Author Interview - Elmer Toller

Life experiences can be an incredible tool in learning. The knowledge gained from our day to day walk is just as valuable as anything taught in a book. And sometimes, life brings you a set of circumstances where you get to share your experiences with others. Such is the story of Elmer Toller who, at nearly 60 years young, transformed the body of his life experiences into a book. However, a shady publisher with a bad business model ‘shelved’ Elmer’s plans. Now what? Such is the focus of this series of articles I’m doing in the hopes of bringing about a sense of commonality and brotherhood. Stories of other writers, like me, that fell on the sword of a bad publisher who, to coin a phrase, done them wrong. My hope is that by sharing our stories, we can ENCOURAGE other writers who have found themselves in this same spot.

Even during a 4-year stint with the United States Air Force in his younger years, Elmer Toller was

always been a self-professed student of life. Always watching the world, absorbing all he could from the experiences that came his way, and eager to sit and chat with the most interesting of characters. “Over the years, I've met and enjoyed many people with diverse backgrounds… from WWII veterans to those from many parts of the world. Listening to many cultures has provided an insightful viewpoint on life.” He was inspired to draft a few letters to the local newspaper editor and had several published. Little nuggets of human interest stories and they were well received. That was enough to inspire Elmer to turn his passion for the human study, into something more.

Toller began drafting his work, a series of essays, based on the insights gleaned from the body of his life experience. His opportunities to travel abroad and work in various fields during his life gave his stories depth. He had thoughts to share on fields that spanned socio-economics, politics, and good ol’ down-home common sense.

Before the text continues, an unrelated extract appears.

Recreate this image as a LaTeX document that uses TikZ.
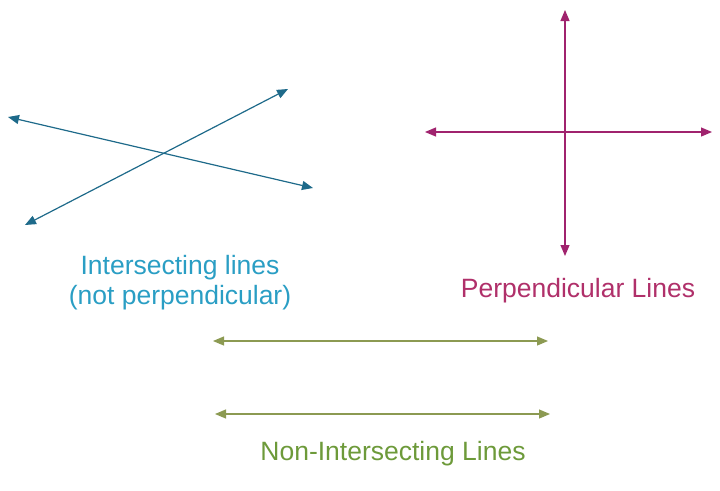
\documentclass[tikz,border=0pt]{standalone}
\usepackage{fontspec}
\setmainfont{Liberation Sans}
\usetikzlibrary{arrows.meta}
\definecolor{bline}{HTML}{1E6A8A}
\definecolor{btext}{HTML}{2A9EC4}
\definecolor{mline}{HTML}{A0236E}
\definecolor{mtext}{HTML}{B0306A}
\definecolor{gline}{HTML}{8C9A52}
\definecolor{gtext}{HTML}{6D9A3A}
\tikzset{
  dline/.style={line width=1.2pt,{Triangle[length=11pt,width=9pt]}-{Triangle[length=11pt,width=9pt]}},
  lbl/.style={font=\fontsize{26.5}{30}\selectfont, align=center, inner sep=0pt}
}
\begin{document}
\begin{tikzpicture}[x=1pt,y=-1pt]
\useasboundingbox (0,0) rectangle (720,490);
% intersecting
\coordinate (a1) at (8,117);
\coordinate (a2) at (313,188);
\coordinate (b1) at (25,225);
\coordinate (b2) at (288,89);
\draw[dline,bline] (a1) -- (a2);
\draw[dline,bline] (b1) -- (b2);
\node[lbl,text=btext] (ilab) at (180,283) {Intersecting lines\\(not perpendicular)};
% perpendicular
\coordinate (v1) at (565,10);
\coordinate (v2) at (565,256);
\coordinate (h1) at (425,132);
\coordinate (h2) at (712,132);
\draw[dline,mline] (v1) -- (v2);
\draw[dline,mline] (h1) -- (h2);
\node[lbl,text=mtext] (plab) at (578,291) {Perpendicular Lines};
% non-intersecting
\coordinate (p1) at (213,341);
\coordinate (p2) at (548,341);
\coordinate (q1) at (215,414);
\coordinate (q2) at (550,414);
\draw[dline,gline] (p1) -- (p2);
\draw[dline,gline] (q1) -- (q2);
\node[lbl,text=gtext] (nlab) at (393,454) {Non-Intersecting Lines};
\end{tikzpicture}
\end{document}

When he completed his manuscript, he searched for a publisher and lo’ and behold, it was Tate Publishing that answered the call. “On June 2, 2015, Tate Publishing of Mustang, Oklahoma requested my manuscript…the acceptance was on the 4th of that same month which seemed fantastic.” Fantastic, and indeed, a bit fast.

As with so many other stories we have heard, the overall process seemed to be handled well in the beginning. Everything changed when the book was near completion. Immediately the marketing and publicity fell short of expectations. Communication slowed by a continual overturn of employees and constant email delays. Toller’s request for Royalties to be direct deposited was continually denied, and upper level management would not respond to Toller’s direct emails inquiring about the lack of promised sales reports.

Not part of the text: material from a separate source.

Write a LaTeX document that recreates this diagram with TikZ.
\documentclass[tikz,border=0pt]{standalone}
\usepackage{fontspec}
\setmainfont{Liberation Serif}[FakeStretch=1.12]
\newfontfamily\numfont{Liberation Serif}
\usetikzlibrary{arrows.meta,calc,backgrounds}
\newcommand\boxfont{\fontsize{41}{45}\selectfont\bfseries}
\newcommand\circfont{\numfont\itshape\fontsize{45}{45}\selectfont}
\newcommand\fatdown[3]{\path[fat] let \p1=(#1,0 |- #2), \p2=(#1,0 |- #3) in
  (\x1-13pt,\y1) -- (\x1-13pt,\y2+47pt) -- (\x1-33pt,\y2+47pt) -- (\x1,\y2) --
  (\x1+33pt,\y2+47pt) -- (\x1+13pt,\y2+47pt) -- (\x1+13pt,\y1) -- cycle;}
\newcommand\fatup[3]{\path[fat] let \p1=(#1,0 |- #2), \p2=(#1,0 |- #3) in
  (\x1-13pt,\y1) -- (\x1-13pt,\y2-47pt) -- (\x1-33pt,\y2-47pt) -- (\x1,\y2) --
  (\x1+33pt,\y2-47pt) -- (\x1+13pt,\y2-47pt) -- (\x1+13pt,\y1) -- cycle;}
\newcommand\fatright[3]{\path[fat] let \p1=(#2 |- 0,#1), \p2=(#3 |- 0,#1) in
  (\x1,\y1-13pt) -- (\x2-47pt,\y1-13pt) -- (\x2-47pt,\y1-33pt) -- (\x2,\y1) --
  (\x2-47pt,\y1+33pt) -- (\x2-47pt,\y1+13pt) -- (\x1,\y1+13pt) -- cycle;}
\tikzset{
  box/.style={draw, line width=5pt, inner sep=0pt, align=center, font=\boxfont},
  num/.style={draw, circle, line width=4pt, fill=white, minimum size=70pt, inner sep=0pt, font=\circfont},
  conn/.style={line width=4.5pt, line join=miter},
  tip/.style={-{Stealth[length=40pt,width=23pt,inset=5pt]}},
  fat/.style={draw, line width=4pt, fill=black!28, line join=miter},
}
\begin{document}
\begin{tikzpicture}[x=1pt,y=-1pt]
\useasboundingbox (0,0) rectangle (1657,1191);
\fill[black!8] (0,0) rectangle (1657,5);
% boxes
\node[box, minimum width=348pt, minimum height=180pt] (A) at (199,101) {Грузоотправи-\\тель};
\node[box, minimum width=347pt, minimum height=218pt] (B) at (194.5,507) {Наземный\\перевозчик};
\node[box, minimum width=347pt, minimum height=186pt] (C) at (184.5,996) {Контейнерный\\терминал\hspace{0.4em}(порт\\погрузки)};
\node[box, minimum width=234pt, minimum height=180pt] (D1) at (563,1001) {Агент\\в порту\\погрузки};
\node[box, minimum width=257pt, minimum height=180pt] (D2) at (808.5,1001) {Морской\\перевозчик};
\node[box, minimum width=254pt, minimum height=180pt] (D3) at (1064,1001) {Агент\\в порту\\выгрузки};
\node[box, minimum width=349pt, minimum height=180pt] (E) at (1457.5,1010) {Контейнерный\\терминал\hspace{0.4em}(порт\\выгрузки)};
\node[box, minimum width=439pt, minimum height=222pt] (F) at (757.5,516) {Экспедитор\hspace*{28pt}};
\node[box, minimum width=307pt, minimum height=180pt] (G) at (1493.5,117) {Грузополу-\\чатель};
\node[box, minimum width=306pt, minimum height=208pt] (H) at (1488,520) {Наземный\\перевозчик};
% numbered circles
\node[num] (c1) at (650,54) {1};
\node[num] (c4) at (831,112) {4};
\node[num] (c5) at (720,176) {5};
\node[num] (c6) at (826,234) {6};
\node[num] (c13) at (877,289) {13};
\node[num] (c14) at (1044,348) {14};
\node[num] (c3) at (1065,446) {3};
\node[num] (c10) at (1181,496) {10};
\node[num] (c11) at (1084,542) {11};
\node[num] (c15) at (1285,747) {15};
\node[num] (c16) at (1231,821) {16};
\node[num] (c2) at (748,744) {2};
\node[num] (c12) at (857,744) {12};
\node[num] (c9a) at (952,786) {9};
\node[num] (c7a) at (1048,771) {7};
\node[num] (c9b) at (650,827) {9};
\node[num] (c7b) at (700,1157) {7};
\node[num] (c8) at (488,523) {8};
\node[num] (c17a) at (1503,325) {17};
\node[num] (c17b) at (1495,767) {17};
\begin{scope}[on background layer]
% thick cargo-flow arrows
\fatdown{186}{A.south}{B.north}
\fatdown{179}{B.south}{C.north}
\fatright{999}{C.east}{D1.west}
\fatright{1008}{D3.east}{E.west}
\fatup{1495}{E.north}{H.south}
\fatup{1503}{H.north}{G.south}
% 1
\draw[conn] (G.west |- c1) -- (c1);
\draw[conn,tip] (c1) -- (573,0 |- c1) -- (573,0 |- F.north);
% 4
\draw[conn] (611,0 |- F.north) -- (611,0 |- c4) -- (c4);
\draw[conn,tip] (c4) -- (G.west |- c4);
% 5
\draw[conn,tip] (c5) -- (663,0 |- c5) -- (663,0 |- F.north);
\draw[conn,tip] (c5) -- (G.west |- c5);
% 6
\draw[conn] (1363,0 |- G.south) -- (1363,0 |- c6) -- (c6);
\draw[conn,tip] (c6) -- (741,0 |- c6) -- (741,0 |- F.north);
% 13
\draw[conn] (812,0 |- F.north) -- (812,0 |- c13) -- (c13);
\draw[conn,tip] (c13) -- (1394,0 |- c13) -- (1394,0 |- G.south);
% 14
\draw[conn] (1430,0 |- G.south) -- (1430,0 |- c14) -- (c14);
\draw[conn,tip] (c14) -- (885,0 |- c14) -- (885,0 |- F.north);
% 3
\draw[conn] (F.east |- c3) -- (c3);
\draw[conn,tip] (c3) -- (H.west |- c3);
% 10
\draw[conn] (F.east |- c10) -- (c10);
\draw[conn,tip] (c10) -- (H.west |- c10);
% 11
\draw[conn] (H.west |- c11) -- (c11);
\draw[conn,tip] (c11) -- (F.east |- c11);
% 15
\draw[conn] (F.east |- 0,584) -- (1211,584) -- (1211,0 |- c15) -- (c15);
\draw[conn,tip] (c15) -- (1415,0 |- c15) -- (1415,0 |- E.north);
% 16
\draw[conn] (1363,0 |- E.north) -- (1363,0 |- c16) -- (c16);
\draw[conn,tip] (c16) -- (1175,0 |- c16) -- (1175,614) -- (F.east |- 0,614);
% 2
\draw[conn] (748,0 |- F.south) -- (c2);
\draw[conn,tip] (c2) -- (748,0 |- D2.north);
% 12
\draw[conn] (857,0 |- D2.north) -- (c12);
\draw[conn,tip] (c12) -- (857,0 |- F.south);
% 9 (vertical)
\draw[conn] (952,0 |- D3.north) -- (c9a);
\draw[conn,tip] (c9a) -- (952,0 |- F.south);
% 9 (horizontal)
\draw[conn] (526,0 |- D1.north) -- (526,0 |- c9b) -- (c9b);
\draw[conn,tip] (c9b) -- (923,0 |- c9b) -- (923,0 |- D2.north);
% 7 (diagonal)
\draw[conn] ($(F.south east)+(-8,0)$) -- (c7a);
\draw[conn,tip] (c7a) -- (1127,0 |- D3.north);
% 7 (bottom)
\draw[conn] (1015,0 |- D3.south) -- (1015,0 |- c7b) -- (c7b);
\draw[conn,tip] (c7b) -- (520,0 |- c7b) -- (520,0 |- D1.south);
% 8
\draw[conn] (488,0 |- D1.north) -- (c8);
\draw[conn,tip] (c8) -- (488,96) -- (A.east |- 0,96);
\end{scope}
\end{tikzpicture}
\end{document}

In the end, Elmer Toller’s books were never marketed the way he was told, nor was his royalty check’s paid accordingly. Though his book was made available on Amazon, Barnes & noble, and even Walmart’s websites, he never knew how many sales he attained before Tate Finally closed their doors; leaving him empty-handed. In a closing statement with me Elmer said plainly, “I hold no claims to being the smartest in our world, yet I do believe that any intellect must be tempered with some common sense before it may hold any validity.” To which I respond with, ABSOLUTELY! But one thing that Elmer has shown is a tenacity to push on no matter what. Truly a skill ONLY gained by the perseverance thru a life well-lived. Elmer’s book, Letters to the Editor is NOW and once AGAIN, available to on Amazon DESPITE Tate Publishing’s shady biz. All proceeds go direct to the author himself and NOT into the pockets of a publisher who refuses to pay royalties. Sounds like a pretty wise move to me. WELL DONE Elmer....well done.

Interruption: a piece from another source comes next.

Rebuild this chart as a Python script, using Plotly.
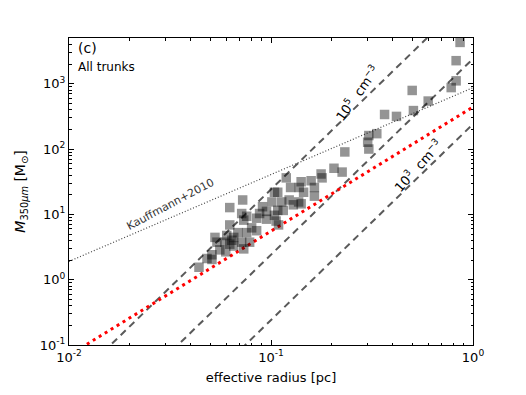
import numpy as np
import plotly.graph_objects as go

# ---- data: effective radius [pc] and mass [Msun] of all trunks ----
radius_pc = [0.863, 0.825, 0.825, 0.780, 0.50, 0.60, 0.507, 0.365, 0.418, 0.305,
             0.334, 0.301, 0.305, 0.232, 0.205, 0.225, 0.177, 0.179, 0.158, 0.141,
             0.119, 0.125, 0.138, 0.164, 0.145, 0.108, 0.164, 0.123, 0.137, 0.129,
             0.0724, 0.113, 0.101, 0.0908, 0.108, 0.115, 0.095, 0.0878, 0.104, 0.0625,
             0.0716, 0.0758, 0.0849, 0.095, 0.106, 0.109, 0.0625, 0.0733, 0.0802, 0.0758,
             0.0654, 0.0528, 0.0604, 0.064, 0.0625, 0.0716, 0.0591, 0.054, 0.0654, 0.0733,
             0.0597, 0.051, 0.0482, 0.051, 0.044, 0.141, 0.104, 0.0849, 0.0685, 0.0558,
             0.0784]
mass_msun = [4290, 2254, 1107, 873, 789, 543, 388, 338, 316, 161,
             172, 127, 100, 90.3, 50.8, 44.4, 41.5, 36.2, 32.7, 31.6,
             36.2, 25.8, 25.8, 25.8, 21.8, 21.8, 19.0, 16.6, 15.5, 14.0,
             16.6, 15.5, 15.5, 13.1, 11.5, 11.5, 11.1, 10.3, 9.67, 12.7,
             10.3, 9.35, 8.73, 8.44, 7.89, 6.89, 6.89, 8.16, 6.22, 5.25,
             4.44, 4.44, 4.75, 4.01, 3.50, 3.75, 3.75, 3.75, 3.27, 2.96,
             2.67, 2.41, 2.11, 2.04, 1.55, 14.5, 21.8, 5.62, 5.25, 2.86,
             3.75]

# model-line parameters
densities = [1e5, 1e4, 1e3]          # cm^-3
kauffmann_coef, kauffmann_slope = 870.0, 1.33
fit_coef, fit_slope = 440.0, 1.9

x_tick_vals = [0.01, 0.1, 1]
x_tick_text = ["10<sup>-2</sup>", "10<sup>-1</sup>", "10<sup>0</sup>"]
y_tick_vals = [0.1, 1, 10, 100, 1000]
y_tick_text = ["10<sup>-1</sup>", "10<sup>0</sup>", "10<sup>1</sup>", "10<sup>2</sup>", "10<sup>3</sup>"]

# constants
PC = 3.086e18
MH = 1.6726e-24
MSUN = 1.989e33
MU = 2.33

r_line = np.logspace(-2, 0, 200)

def density_mass(r, n):
    return 4.0 / 3.0 * np.pi * (r * PC) ** 3 * n * MU * MH / MSUN

fig = go.Figure()

for n in densities:
    fig.add_trace(go.Scatter(x=r_line, y=density_mass(r_line, n), mode="lines",
                             line=dict(color="#5a5a5a", width=2, dash="7px,5px"),
                             showlegend=False, hoverinfo="skip"))

fig.add_trace(go.Scatter(x=r_line, y=kauffmann_coef * r_line ** kauffmann_slope, mode="lines",
                         line=dict(color="#444444", width=1.2, dash="1px,2px"),
                         showlegend=False, hoverinfo="skip"))

fig.add_trace(go.Scatter(x=r_line, y=fit_coef * r_line ** fit_slope, mode="lines",
                         line=dict(color="red", width=3, dash="3px,4px"),
                         showlegend=False, hoverinfo="skip"))

fig.add_trace(go.Scatter(x=radius_pc, y=mass_msun, mode="markers",
                         marker=dict(symbol="square", size=9.5, color="rgba(0,0,0,0.42)",
                                     line=dict(width=0)),
                         showlegend=False))

font_main = "DejaVu Sans, Arial, sans-serif"

minor_x = [m * 10.0 ** k for k in (-2, -1) for m in range(2, 10)]
minor_y = [m * 10.0 ** k for k in (-1, 0, 1, 2, 3) for m in range(2, 10)]

fig.update_xaxes(type="log", range=[-2, 0], showgrid=False, zeroline=False,
                 showline=True, linecolor="black", linewidth=1, mirror="allticks",
                 ticks="inside", ticklen=5, tickcolor="black",
                 tickmode="array", tickvals=x_tick_vals, ticktext=x_tick_text,
                 tickfont=dict(size=13, color="black", family=font_main),
                 minor=dict(tickmode="array", tickvals=minor_x, ticks="inside",
                            ticklen=2.5, tickcolor="black", showgrid=False),
                 title=dict(text="effective radius [pc]", standoff=9,
                            font=dict(size=13, color="black", family=font_main)))

fig.update_yaxes(type="log", range=[-1, 3.7], showgrid=False, zeroline=False,
                 showline=True, linecolor="black", linewidth=1, mirror="allticks",
                 ticks="inside", ticklen=5, tickcolor="black",
                 tickmode="array", tickvals=y_tick_vals, ticktext=y_tick_text,
                 tickfont=dict(size=13, color="black", family=font_main),
                 minor=dict(tickmode="array", tickvals=minor_y, ticks="inside",
                            ticklen=2.5, tickcolor="black", showgrid=False),
                 title=dict(text="<i>M</i><sub>350<i>μm</i></sub> [M<sub>⊙</sub>]", standoff=10,
                            font=dict(size=14, color="black", family=font_main)))

annos = [
    dict(x=0.018, y=0.968, xref="paper", yref="paper", text="(c)", showarrow=False,
         xanchor="left", yanchor="middle", font=dict(size=14, color="black", family=font_main)),
    dict(x=0.018, y=0.905, xref="paper", yref="paper", text="All trunks", showarrow=False,
         xanchor="left", yanchor="middle", font=dict(size=12, color="black", family=font_main)),
    dict(x=-0.575, y=2.86, xref="x", yref="y", text="10<sup>5</sup>  cm<sup>−3</sup>",
         showarrow=False, textangle=-54, font=dict(size=13, color="black", family=font_main)),
    dict(x=-0.27, y=1.75, xref="x", yref="y", text="10<sup>3</sup>  cm<sup>−3</sup>",
         showarrow=False, textangle=-48, font=dict(size=13, color="black", family=font_main)),
    dict(x=-1.50, y=1.15, xref="x", yref="y", text="Kauffmann+2010",
         showarrow=False, textangle=-28, font=dict(size=11, color="#333333", family=font_main)),
]
fig.update_layout(annotations=annos)

# page body adds an 8px offset; compensate so the plot area lands at x 66-473, y 38-357
fig.update_layout(width=518, height=387, margin=dict(l=58, r=53, t=30, b=38),
                  plot_bgcolor="white", paper_bgcolor="white",
                  font=dict(family=font_main, color="black"))

fig.write_html("out.html")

And if we can learn anything from Elmer’s story it’s this, even the best-intentioned writers can have the wool pulled over their eyes by a business model that is BUILT around misdirection and slight of hand. Don’t be discouraged, but rather, follow Elmer’s example and KEEP FIGHTING. Add Toller’s tale to the list of lessons that can be learned. When it comes to your writing, sometimes you must FIGHT for your voice to be heard, and for your experiences to really be valued. Be intentional, be prayerful, proceed with your eyes-open. If you are passionate about writing, then hone your craft and JUST KEEP WRITING!